● Short problem
In the listing that follows, retype every line from the first through the one containing "const rtMinor = [250, 750, 1250];". Pictures are to be left out.

## BEGIN Material shown

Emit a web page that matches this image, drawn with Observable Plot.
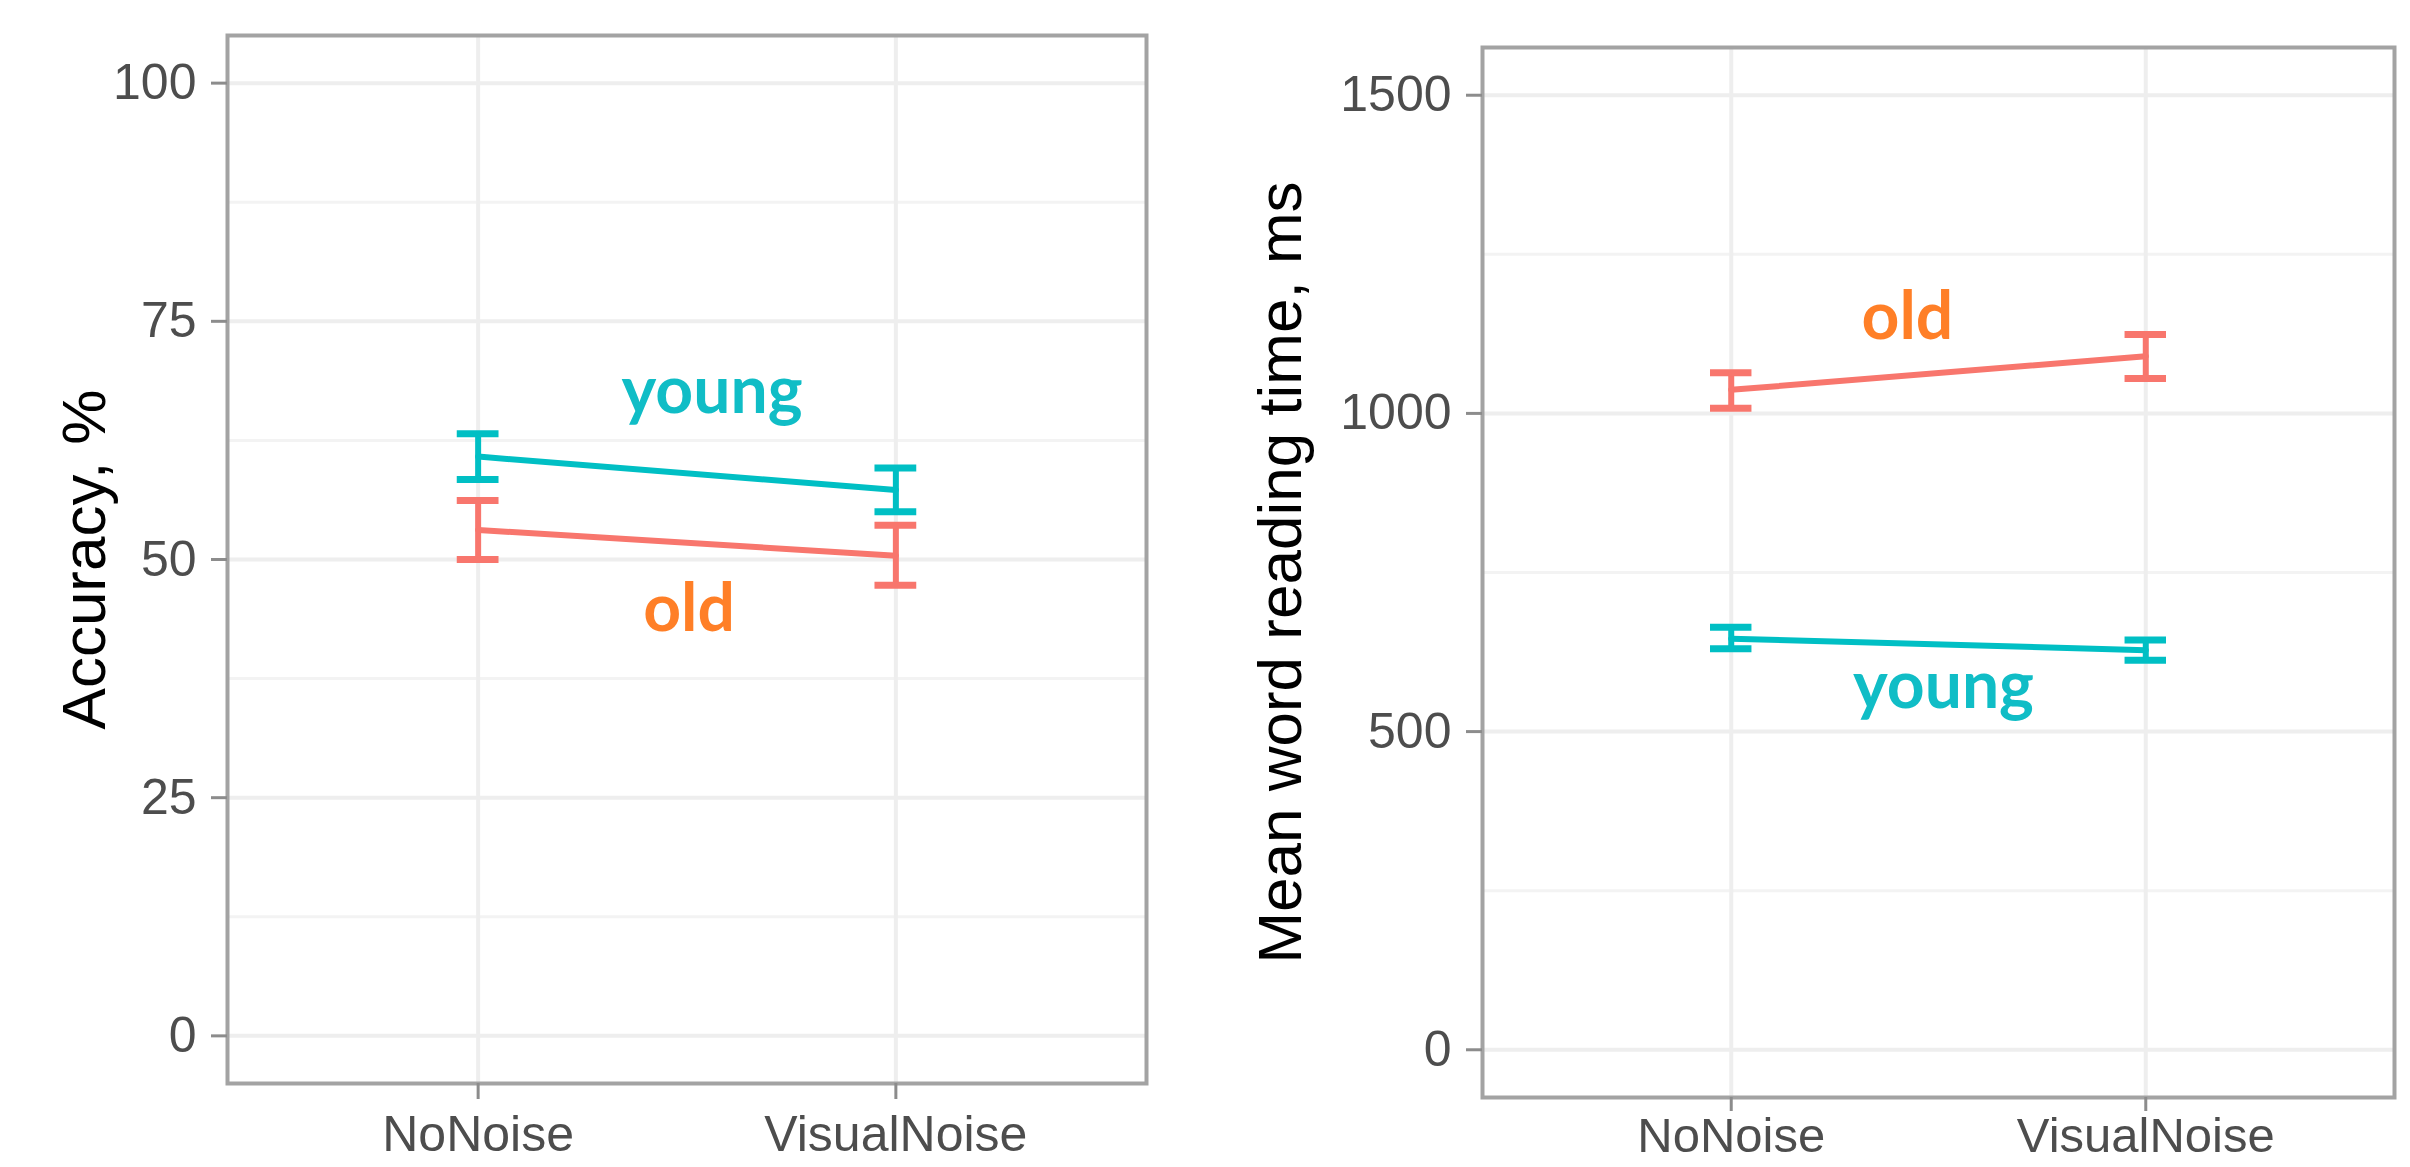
<!DOCTYPE html>
<html><head><meta charset="utf-8">
<script src="https://cdn.jsdelivr.net/npm/d3@7"></script>
<script src="https://cdn.jsdelivr.net/npm/@observablehq/plot@0.6"></script>
<style>
html,body{margin:0;padding:0;background:#fff;}
#wrap{position:relative;width:2410px;height:1167px;overflow:hidden;background:#fff;}
#left{position:absolute;left:0;top:0;}
#right{position:absolute;left:1200px;top:0;}
</style></head><body><div id="wrap"><div id="left"></div><div id="right"></div></div>
<script>
// ---- data ----
const conditions = ["NoNoise", "VisualNoise"];
const groups = ["young", "old"];

// Accuracy, %
const accYoungMean = [60.8, 57.3];
const accYoungLow  = [58.4, 55.0];
const accYoungHigh = [63.2, 59.6];
const accOldMean   = [53.1, 50.4];
const accOldLow    = [50.0, 47.3];
const accOldHigh   = [56.2, 53.6];
const accTicks = [0, 25, 50, 75, 100];
const accMinor = [12.5, 37.5, 62.5, 87.5];

// Mean word reading time, ms
const rtYoungMean = [646, 628];
const rtYoungLow  = [630, 612];
const rtYoungHigh = [664, 644];
const rtOldMean   = [1037, 1090];
const rtOldLow    = [1008, 1055];
const rtOldHigh   = [1064, 1124];
const rtTicks = [0, 500, 1000, 1500];
const rtMinor = [250, 750, 1250];

// group label annotations (x in category units, y = baseline value)
const accLabelX = [1.56, 1.505];   // young, old
const accLabelY = [65.4, 42.5];
const rtLabelX  = [1.512, 1.425];  // young, old
const rtLabelY  = [537, 1117];

const lineColors  = ["#00BFC4", "#F8766D"]; // young, old
const labelColors = ["#10BDC6", "#FF7F27"];

function rows(yM, yL, yH, oM, oL, oH) {
  const r = [];
  conditions.forEach((c, i) => {
    r.push({x: i + 1, cond: c, group: "young", mean: yM[i], lo: yL[i], hi: yH[i]});
    r.push({x: i + 1, cond: c, group: "old", mean: oM[i], lo: oL[i], hi: oH[i]});
  });
  return r;
}

function panel(o) {
  const data = o.data;
  const capW = 0.05;
  const marks = [
    Plot.gridY(o.minor, {stroke: "#F3F3F3", strokeOpacity: 1, strokeWidth: 3}),
    Plot.gridY(o.ticks, {stroke: "#EEEEEE", strokeOpacity: 1, strokeWidth: 4}),
    Plot.gridX([1, 2], {stroke: "#EEEEEE", strokeOpacity: 1, strokeWidth: 4}),
    Plot.frame({stroke: "#A3A3A3", strokeWidth: 4}),
    Plot.axisY(o.ticks, {tickSize: 16, tickPadding: 15, fontSize: 50, fill: "#4D4D4D", stroke: "#8C8C8C", strokeWidth: 3, tickFormat: d => String(d), label: null}),
    Plot.axisX([1, 2], {tickSize: o.xTick, tickPadding: o.xPad, fontSize: o.xFont, fill: "#4D4D4D", stroke: "#8C8C8C", strokeWidth: 3, tickFormat: d => conditions[d - 1], label: null}),
    Plot.line(data, {x: "x", y: "mean", z: "group", stroke: "group", strokeWidth: 6}),
    Plot.ruleX(data, {x: "x", y1: "lo", y2: "hi", stroke: "group", strokeWidth: 6}),
    Plot.ruleY(data, {y: "hi", x1: d => d.x - capW, x2: d => d.x + capW, stroke: "group", strokeWidth: 7}),
    Plot.ruleY(data, {y: "lo", x1: d => d.x - capW, x2: d => d.x + capW, stroke: "group", strokeWidth: 7}),
    Plot.text([groups[0]], {x: o.labelX[0], y: o.labelY[0], text: d => d, fill: labelColors[0], fontSize: 66, fontWeight: "bold", fontFamily: "Lato", lineAnchor: "bottom"}),
    Plot.text([groups[1]], {x: o.labelX[1], y: o.labelY[1], text: d => d, fill: labelColors[1], fontSize: 66, fontWeight: "bold", fontFamily: "Lato", lineAnchor: "bottom"}),
    Plot.text([o.title], {frameAnchor: "left", dx: o.titleDx, rotate: -90, text: d => d, fill: "#000", fontSize: 62, textAnchor: "middle", lineAnchor: "middle"})
  ];
  return Plot.plot({
    width: o.width, height: 1167,
    marginLeft: o.ml, marginRight: o.mr, marginTop: o.mt, marginBottom: o.mb,
    style: {fontFamily: "'Liberation Sans', Arial, sans-serif", background: "transparent", overflow: "visible"},
    x: {type: "linear", domain: [0.4, 2.6], axis: null},
    y: {domain: o.domain, axis: null},
    color: {domain: ["young", "old"], range: lineColors},
    marks
  });
}

document.getElementById("left").append(panel({
  data: rows(accYoungMean, accYoungLow, accYoungHigh, accOldMean, accOldLow, accOldHigh),
  ticks: accTicks, minor: accMinor, domain: [-5, 105],
  labelX: accLabelX, labelY: accLabelY,
  title: "Accuracy, %", titleDx: -142, xTick: 16, xPad: 16, xFont: 50,
  width: 1200, ml: 227, mr: 54, mt: 35, mb: 84
}));

document.getElementById("right").append(panel({
  data: rows(rtYoungMean, rtYoungLow, rtYoungHigh, rtOldMean, rtOldLow, rtOldHigh),
  ticks: rtTicks, minor: rtMinor, domain: [-75, 1575],
  labelX: rtLabelX, labelY: rtLabelY,
  title: "Mean word reading time, ms", titleDx: -201, xTick: 14, xPad: 6, xFont: 49,
  width: 1210, ml: 282, mr: 16, mt: 47, mb: 70
}));
</script></body></html>
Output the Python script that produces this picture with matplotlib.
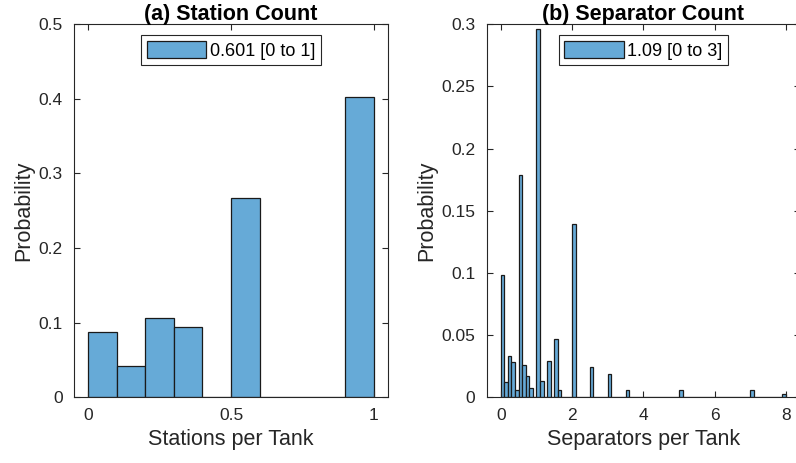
import numpy as np
import matplotlib.pyplot as plt

# station count histogram: 10 bins of width 0.1 on [0, 1]
station_edges = np.linspace(0, 1, 11)
station_prob = [0.0871, 0.0424, 0.1060, 0.0947, 0.0, 0.2676, 0.0, 0.0, 0.0, 0.4020]
station_label = "0.601 [0 to 1]"

# separator count histogram: 80 bins of width 0.1 on [0, 8]
sep_edges = np.linspace(0, 8, 81)
sep_nonzero = {
    0: 0.0984, 1: 0.0124, 2: 0.0333, 3: 0.0280, 4: 0.0056, 5: 0.1790,
    6: 0.0260, 7: 0.0170, 8: 0.0075, 10: 0.2960, 11: 0.0130, 13: 0.0290,
    15: 0.0470, 16: 0.0056, 20: 0.1395, 25: 0.0245, 30: 0.0190, 35: 0.0062,
    50: 0.0056, 70: 0.0056, 79: 0.0030,
}
sep_label = "1.09 [0 to 3]"

BAR = "#66aad7"
EDGE = "#1a1a1a"
AX = "#262626"

plt.rcParams['font.family'] = ['Liberation Sans', 'DejaVu Sans']

fig = plt.figure(figsize=(7.96, 4.63), dpi=100)
ax1 = fig.add_axes([0.093, 0.142, 0.3945, 0.8055])
ax2 = fig.add_axes([0.6112, 0.142, 0.394, 0.8055])


def style(ax):
    for s in ax.spines.values():
        s.set_color(AX)
        s.set_linewidth(0.8)
    ax.tick_params(direction="in", top=True, right=True, colors=AX,
                   labelsize=12.5, length=4, width=0.8, pad=8)


def hist(ax, edges, probs, label):
    widths = np.diff(edges)
    ax.bar(edges[:-1], probs, width=widths, align="edge", color=BAR,
           edgecolor=EDGE, linewidth=0.9, label=label)


sep_prob = np.zeros(80)
for i, v in sep_nonzero.items():
    sep_prob[i] = v

hist(ax1, station_edges, station_prob, station_label)
ax1.set_xlim(-0.05, 1.05)
ax1.set_ylim(0, 0.5)
ax1.set_xticks([0, 0.5, 1])
ax1.set_xticklabels(["0", "0.5", "1"])
ax1.set_yticks(np.arange(0, 0.51, 0.1))
ax1.set_yticklabels(["0", "0.1", "0.2", "0.3", "0.4", "0.5"])
ax1.set_title("(a) Station Count", fontsize=15.5, fontweight="bold", pad=3)

hist(ax2, sep_edges, sep_prob, sep_label)
ax2.set_xlim(-0.4, 8.4)
ax2.set_ylim(0, 0.3)
ax2.set_xticks([0, 2, 4, 6, 8])
ax2.set_yticks(np.arange(0, 0.31, 0.05))
ax2.set_yticklabels(["0", "0.05", "0.1", "0.15", "0.2", "0.25", "0.3"])
ax2.set_title("(b) Separator Count", fontsize=15.5, fontweight="bold", pad=3)

for ax, xl in ((ax1, "Stations per Tank"), (ax2, "Separators per Tank")):
    style(ax)
    ax.set_xlabel(xl, fontsize=15.5, color=AX, labelpad=4)
    ax.set_ylabel("Probability", fontsize=15.5, color=AX, labelpad=3)
    leg = ax.legend(loc="upper center", bbox_to_anchor=(0.5, 0.98),
                    fontsize=13, fancybox=False, framealpha=1,
                    edgecolor=AX, handlelength=3.3, handleheight=1.1,
                    handletextpad=0.2, borderpad=0.3, borderaxespad=0.2)
    leg.get_frame().set_linewidth(0.8)

fig.savefig("out.png", dpi=100)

## END Material shown

● Result of the task
Emit a web page that matches this image, drawn with Observable Plot.
<!DOCTYPE html>
<html><head><meta charset="utf-8">
<script src="https://cdn.jsdelivr.net/npm/d3@7"></script>
<script src="https://cdn.jsdelivr.net/npm/@observablehq/plot@0.6"></script>
<style>
html,body{margin:0;padding:0;background:#fff;}
#wrap{position:relative;width:2410px;height:1167px;overflow:hidden;background:#fff;}
#left{position:absolute;left:0;top:0;}
#right{position:absolute;left:1200px;top:0;}
</style></head><body><div id="wrap"><div id="left"></div><div id="right"></div></div>
<script>
// ---- data ----
const conditions = ["NoNoise", "VisualNoise"];
const groups = ["young", "old"];

// Accuracy, %
const accYoungMean = [60.8, 57.3];
const accYoungLow  = [58.4, 55.0];
const accYoungHigh = [63.2, 59.6];
const accOldMean   = [53.1, 50.4];
const accOldLow    = [50.0, 47.3];
const accOldHigh   = [56.2, 53.6];
const accTicks = [0, 25, 50, 75, 100];
const accMinor = [12.5, 37.5, 62.5, 87.5];

// Mean word reading time, ms
const rtYoungMean = [646, 628];
const rtYoungLow  = [630, 612];
const rtYoungHigh = [664, 644];
const rtOldMean   = [1037, 1090];
const rtOldLow    = [1008, 1055];
const rtOldHigh   = [1064, 1124];
const rtTicks = [0, 500, 1000, 1500];
const rtMinor = [250, 750, 1250];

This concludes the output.